*Written task*:
Type out the complete listing below word for word, without its pictures.

*Data lines*:
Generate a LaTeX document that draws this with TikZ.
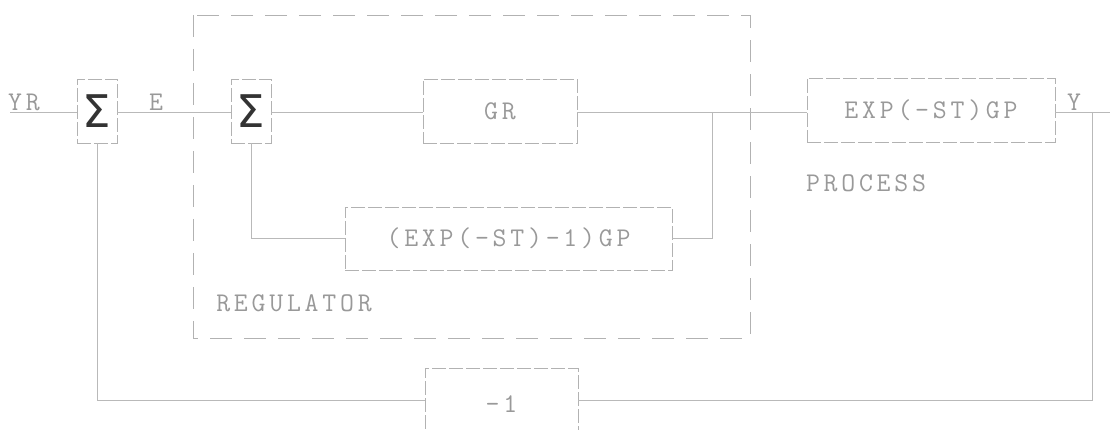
\documentclass[tikz,border=0pt]{standalone}
\usepackage{fontspec}
\newfontfamily\plotfont[LetterSpace=14]{Latin Modern Mono}
\newfontfamily\sigfont{DejaVu Sans}
\usetikzlibrary{positioning}
\newcommand{\plot}{\plotfont\fontsize{27}{27}\selectfont}

\begin{document}
\begin{tikzpicture}[x=1pt,y=-1pt,
  wire/.style={gray!55,line width=0.9pt},
  blk/.style={draw=gray!60,dash pattern=on 14pt off 3pt,line width=0.8pt,inner sep=0pt,
    text=gray!80,font=\plot},
  sumblk/.style={blk,minimum width=40pt,minimum height=64pt,text=black!80,
    font=\sigfont\fontsize{45}{45}\selectfont},
  lbl/.style={text=gray!80,font=\plot,inner sep=0pt}]
  \useasboundingbox (0,0) rectangle (1114,430);
  \draw[gray!60,line width=0.8pt,dash pattern=on 22pt off 12pt] (193,15) rectangle (750,338);
  \node[sumblk] (sumA) at (97,111) {Σ};
  \node[sumblk] (sumB) at (251,111) {Σ};
  \node[blk,minimum width=154pt,minimum height=64pt] (gr) at (500,111) {GR};
  \node[blk,minimum width=248pt,minimum height=64pt] (proc) at (931,110) {EXP(-ST)GP};
  \node[blk,minimum width=327pt,minimum height=63pt] (fbk) at (508.5,238.5) {(EXP(-ST)-1)GP};
  \node[blk,minimum width=153pt,minimum height=72pt] (neg) at (501.5,404) {-1};
  \coordinate (in) at (10,112);
  \coordinate (out) at (1110,112);
  \coordinate (tapA) at (712,112);
  \coordinate (tapB) at (1092,112);
  \draw[wire] (in) -- (sumA.west |- in);
  \draw[wire] (sumA.east |- in) -- (sumB.west |- in);
  \draw[wire] (sumB.east |- in) -- (gr.west |- in);
  \draw[wire] (gr.east |- in) -- (proc.west |- in);
  \draw[wire] (proc.east |- in) -- (out);
  \draw[wire] (tapA) |- (fbk.east);
  \draw[wire] (fbk.west) -| (sumB.south);
  \draw[wire] (tapB) |- (neg.east |- 0,400);
  \draw[wire] (neg.west |- 0,400) -| (sumA.south);
  \node[lbl] (yr) at (24,102) {YR};
  \node[lbl] (e) at (156,102) {E};
  \node[lbl] (y) at (1074,102) {Y};
  \node[lbl] (reg) at (294,303) {REGULATOR};
  \node[lbl] (procname) at (866,183) {PROCESS};
\end{tikzpicture}
\end{document}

*Complete response*:
Generate a LaTeX document that draws this with TikZ.
\documentclass[tikz,border=0pt]{standalone}
\usepackage{fontspec}
\newfontfamily\plotfont[LetterSpace=14]{Latin Modern Mono}
\newfontfamily\sigfont{DejaVu Sans}
\usetikzlibrary{positioning}
\newcommand{\plot}{\plotfont\fontsize{27}{27}\selectfont}

\begin{document}
\begin{tikzpicture}[x=1pt,y=-1pt,
  wire/.style={gray!55,line width=0.9pt},
  blk/.style={draw=gray!60,dash pattern=on 14pt off 3pt,line width=0.8pt,inner sep=0pt,
    text=gray!80,font=\plot},
  sumblk/.style={blk,minimum width=40pt,minimum height=64pt,text=black!80,
    font=\sigfont\fontsize{45}{45}\selectfont},
  lbl/.style={text=gray!80,font=\plot,inner sep=0pt}]
  \useasboundingbox (0,0) rectangle (1114,430);
  \draw[gray!60,line width=0.8pt,dash pattern=on 22pt off 12pt] (193,15) rectangle (750,338);
  \node[sumblk] (sumA) at (97,111) {Σ};
  \node[sumblk] (sumB) at (251,111) {Σ};
  \node[blk,minimum width=154pt,minimum height=64pt] (gr) at (500,111) {GR};
  \node[blk,minimum width=248pt,minimum height=64pt] (proc) at (931,110) {EXP(-ST)GP};
  \node[blk,minimum width=327pt,minimum height=63pt] (fbk) at (508.5,238.5) {(EXP(-ST)-1)GP};
  \node[blk,minimum width=153pt,minimum height=72pt] (neg) at (501.5,404) {-1};
  \coordinate (in) at (10,112);
  \coordinate (out) at (1110,112);
  \coordinate (tapA) at (712,112);
  \coordinate (tapB) at (1092,112);
  \draw[wire] (in) -- (sumA.west |- in);
  \draw[wire] (sumA.east |- in) -- (sumB.west |- in);
  \draw[wire] (sumB.east |- in) -- (gr.west |- in);
  \draw[wire] (gr.east |- in) -- (proc.west |- in);
  \draw[wire] (proc.east |- in) -- (out);
  \draw[wire] (tapA) |- (fbk.east);
  \draw[wire] (fbk.west) -| (sumB.south);
  \draw[wire] (tapB) |- (neg.east |- 0,400);
  \draw[wire] (neg.west |- 0,400) -| (sumA.south);
  \node[lbl] (yr) at (24,102) {YR};
  \node[lbl] (e) at (156,102) {E};
  \node[lbl] (y) at (1074,102) {Y};
  \node[lbl] (reg) at (294,303) {REGULATOR};
  \node[lbl] (procname) at (866,183) {PROCESS};
\end{tikzpicture}
\end{document}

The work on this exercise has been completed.